# [Set exercise]
Copy the listing below in full and skip every picture.

# [Recorded data]

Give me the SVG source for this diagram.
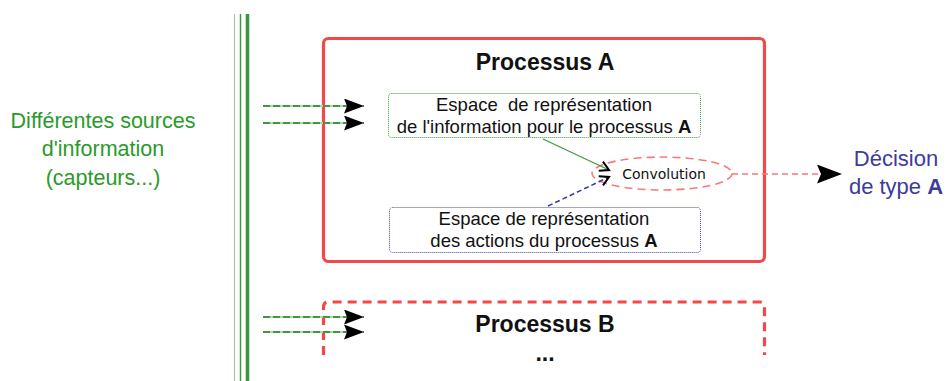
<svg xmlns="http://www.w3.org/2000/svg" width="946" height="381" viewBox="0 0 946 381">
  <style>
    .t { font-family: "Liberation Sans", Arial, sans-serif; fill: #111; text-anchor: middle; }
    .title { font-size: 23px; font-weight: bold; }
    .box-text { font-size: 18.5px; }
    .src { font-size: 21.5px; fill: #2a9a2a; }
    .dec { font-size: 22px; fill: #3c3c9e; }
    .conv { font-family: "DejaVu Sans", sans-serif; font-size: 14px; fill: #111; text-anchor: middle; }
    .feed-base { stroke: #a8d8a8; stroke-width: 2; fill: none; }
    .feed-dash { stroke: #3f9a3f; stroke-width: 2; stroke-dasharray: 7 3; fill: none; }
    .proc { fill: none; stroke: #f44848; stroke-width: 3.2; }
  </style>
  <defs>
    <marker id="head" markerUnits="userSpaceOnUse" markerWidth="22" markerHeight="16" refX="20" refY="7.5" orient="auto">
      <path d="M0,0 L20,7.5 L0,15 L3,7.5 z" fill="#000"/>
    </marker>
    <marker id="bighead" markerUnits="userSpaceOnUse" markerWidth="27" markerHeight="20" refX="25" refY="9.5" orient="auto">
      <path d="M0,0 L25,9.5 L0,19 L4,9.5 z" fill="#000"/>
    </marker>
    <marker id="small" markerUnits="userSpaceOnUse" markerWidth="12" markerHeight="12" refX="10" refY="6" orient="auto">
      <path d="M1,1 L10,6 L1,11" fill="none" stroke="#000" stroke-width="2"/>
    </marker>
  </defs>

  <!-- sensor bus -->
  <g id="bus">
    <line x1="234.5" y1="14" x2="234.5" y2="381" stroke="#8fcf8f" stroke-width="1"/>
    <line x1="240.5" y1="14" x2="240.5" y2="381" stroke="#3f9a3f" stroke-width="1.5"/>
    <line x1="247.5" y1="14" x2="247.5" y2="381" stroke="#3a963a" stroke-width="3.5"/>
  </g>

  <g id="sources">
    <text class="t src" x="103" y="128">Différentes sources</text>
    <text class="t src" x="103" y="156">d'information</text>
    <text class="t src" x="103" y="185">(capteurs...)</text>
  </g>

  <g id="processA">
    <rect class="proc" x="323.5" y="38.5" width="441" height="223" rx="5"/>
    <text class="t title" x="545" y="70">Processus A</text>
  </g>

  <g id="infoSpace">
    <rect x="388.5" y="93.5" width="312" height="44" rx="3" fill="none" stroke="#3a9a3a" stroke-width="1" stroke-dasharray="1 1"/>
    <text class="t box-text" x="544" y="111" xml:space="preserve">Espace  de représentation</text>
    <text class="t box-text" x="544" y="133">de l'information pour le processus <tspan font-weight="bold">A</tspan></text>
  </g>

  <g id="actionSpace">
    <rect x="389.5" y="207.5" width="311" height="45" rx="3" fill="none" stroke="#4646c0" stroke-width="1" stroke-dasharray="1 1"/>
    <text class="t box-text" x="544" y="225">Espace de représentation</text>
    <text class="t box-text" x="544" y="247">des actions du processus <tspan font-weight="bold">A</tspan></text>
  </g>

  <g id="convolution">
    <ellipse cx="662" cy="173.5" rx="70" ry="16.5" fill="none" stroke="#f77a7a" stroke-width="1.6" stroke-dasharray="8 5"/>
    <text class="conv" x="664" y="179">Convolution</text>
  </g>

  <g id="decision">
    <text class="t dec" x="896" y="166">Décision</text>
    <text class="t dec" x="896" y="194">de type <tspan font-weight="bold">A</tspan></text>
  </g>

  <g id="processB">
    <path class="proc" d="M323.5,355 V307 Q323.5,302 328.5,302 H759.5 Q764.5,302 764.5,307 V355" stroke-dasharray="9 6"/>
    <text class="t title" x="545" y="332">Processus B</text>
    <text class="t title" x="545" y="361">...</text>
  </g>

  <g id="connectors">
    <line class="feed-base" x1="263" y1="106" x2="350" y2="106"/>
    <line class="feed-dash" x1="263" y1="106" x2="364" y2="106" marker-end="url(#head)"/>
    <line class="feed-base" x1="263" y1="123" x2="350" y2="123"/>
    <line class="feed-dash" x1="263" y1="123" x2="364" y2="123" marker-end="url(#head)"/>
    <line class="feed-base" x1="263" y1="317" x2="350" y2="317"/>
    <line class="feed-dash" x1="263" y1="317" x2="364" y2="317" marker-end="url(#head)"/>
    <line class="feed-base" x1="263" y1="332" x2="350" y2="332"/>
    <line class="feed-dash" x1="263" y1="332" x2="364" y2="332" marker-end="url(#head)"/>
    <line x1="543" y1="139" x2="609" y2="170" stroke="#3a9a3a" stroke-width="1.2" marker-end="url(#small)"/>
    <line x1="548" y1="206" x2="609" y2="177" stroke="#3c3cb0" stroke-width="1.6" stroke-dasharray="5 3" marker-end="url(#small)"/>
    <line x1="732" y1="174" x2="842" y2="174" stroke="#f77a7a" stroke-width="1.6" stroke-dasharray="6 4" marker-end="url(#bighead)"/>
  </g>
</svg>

# [Right answer]
Give me the SVG source for this diagram.
<svg xmlns="http://www.w3.org/2000/svg" width="946" height="381" viewBox="0 0 946 381">
  <style>
    .t { font-family: "Liberation Sans", Arial, sans-serif; fill: #111; text-anchor: middle; }
    .title { font-size: 23px; font-weight: bold; }
    .box-text { font-size: 18.5px; }
    .src { font-size: 21.5px; fill: #2a9a2a; }
    .dec { font-size: 22px; fill: #3c3c9e; }
    .conv { font-family: "DejaVu Sans", sans-serif; font-size: 14px; fill: #111; text-anchor: middle; }
    .feed-base { stroke: #a8d8a8; stroke-width: 2; fill: none; }
    .feed-dash { stroke: #3f9a3f; stroke-width: 2; stroke-dasharray: 7 3; fill: none; }
    .proc { fill: none; stroke: #f44848; stroke-width: 3.2; }
  </style>
  <defs>
    <marker id="head" markerUnits="userSpaceOnUse" markerWidth="22" markerHeight="16" refX="20" refY="7.5" orient="auto">
      <path d="M0,0 L20,7.5 L0,15 L3,7.5 z" fill="#000"/>
    </marker>
    <marker id="bighead" markerUnits="userSpaceOnUse" markerWidth="27" markerHeight="20" refX="25" refY="9.5" orient="auto">
      <path d="M0,0 L25,9.5 L0,19 L4,9.5 z" fill="#000"/>
    </marker>
    <marker id="small" markerUnits="userSpaceOnUse" markerWidth="12" markerHeight="12" refX="10" refY="6" orient="auto">
      <path d="M1,1 L10,6 L1,11" fill="none" stroke="#000" stroke-width="2"/>
    </marker>
  </defs>

  <!-- sensor bus -->
  <g id="bus">
    <line x1="234.5" y1="14" x2="234.5" y2="381" stroke="#8fcf8f" stroke-width="1"/>
    <line x1="240.5" y1="14" x2="240.5" y2="381" stroke="#3f9a3f" stroke-width="1.5"/>
    <line x1="247.5" y1="14" x2="247.5" y2="381" stroke="#3a963a" stroke-width="3.5"/>
  </g>

  <g id="sources">
    <text class="t src" x="103" y="128">Différentes sources</text>
    <text class="t src" x="103" y="156">d'information</text>
    <text class="t src" x="103" y="185">(capteurs...)</text>
  </g>

  <g id="processA">
    <rect class="proc" x="323.5" y="38.5" width="441" height="223" rx="5"/>
    <text class="t title" x="545" y="70">Processus A</text>
  </g>

  <g id="infoSpace">
    <rect x="388.5" y="93.5" width="312" height="44" rx="3" fill="none" stroke="#3a9a3a" stroke-width="1" stroke-dasharray="1 1"/>
    <text class="t box-text" x="544" y="111" xml:space="preserve">Espace  de représentation</text>
    <text class="t box-text" x="544" y="133">de l'information pour le processus <tspan font-weight="bold">A</tspan></text>
  </g>

  <g id="actionSpace">
    <rect x="389.5" y="207.5" width="311" height="45" rx="3" fill="none" stroke="#4646c0" stroke-width="1" stroke-dasharray="1 1"/>
    <text class="t box-text" x="544" y="225">Espace de représentation</text>
    <text class="t box-text" x="544" y="247">des actions du processus <tspan font-weight="bold">A</tspan></text>
  </g>

  <g id="convolution">
    <ellipse cx="662" cy="173.5" rx="70" ry="16.5" fill="none" stroke="#f77a7a" stroke-width="1.6" stroke-dasharray="8 5"/>
    <text class="conv" x="664" y="179">Convolution</text>
  </g>

  <g id="decision">
    <text class="t dec" x="896" y="166">Décision</text>
    <text class="t dec" x="896" y="194">de type <tspan font-weight="bold">A</tspan></text>
  </g>

  <g id="processB">
    <path class="proc" d="M323.5,355 V307 Q323.5,302 328.5,302 H759.5 Q764.5,302 764.5,307 V355" stroke-dasharray="9 6"/>
    <text class="t title" x="545" y="332">Processus B</text>
    <text class="t title" x="545" y="361">...</text>
  </g>

  <g id="connectors">
    <line class="feed-base" x1="263" y1="106" x2="350" y2="106"/>
    <line class="feed-dash" x1="263" y1="106" x2="364" y2="106" marker-end="url(#head)"/>
    <line class="feed-base" x1="263" y1="123" x2="350" y2="123"/>
    <line class="feed-dash" x1="263" y1="123" x2="364" y2="123" marker-end="url(#head)"/>
    <line class="feed-base" x1="263" y1="317" x2="350" y2="317"/>
    <line class="feed-dash" x1="263" y1="317" x2="364" y2="317" marker-end="url(#head)"/>
    <line class="feed-base" x1="263" y1="332" x2="350" y2="332"/>
    <line class="feed-dash" x1="263" y1="332" x2="364" y2="332" marker-end="url(#head)"/>
    <line x1="543" y1="139" x2="609" y2="170" stroke="#3a9a3a" stroke-width="1.2" marker-end="url(#small)"/>
    <line x1="548" y1="206" x2="609" y2="177" stroke="#3c3cb0" stroke-width="1.6" stroke-dasharray="5 3" marker-end="url(#small)"/>
    <line x1="732" y1="174" x2="842" y2="174" stroke="#f77a7a" stroke-width="1.6" stroke-dasharray="6 4" marker-end="url(#bighead)"/>
  </g>
</svg>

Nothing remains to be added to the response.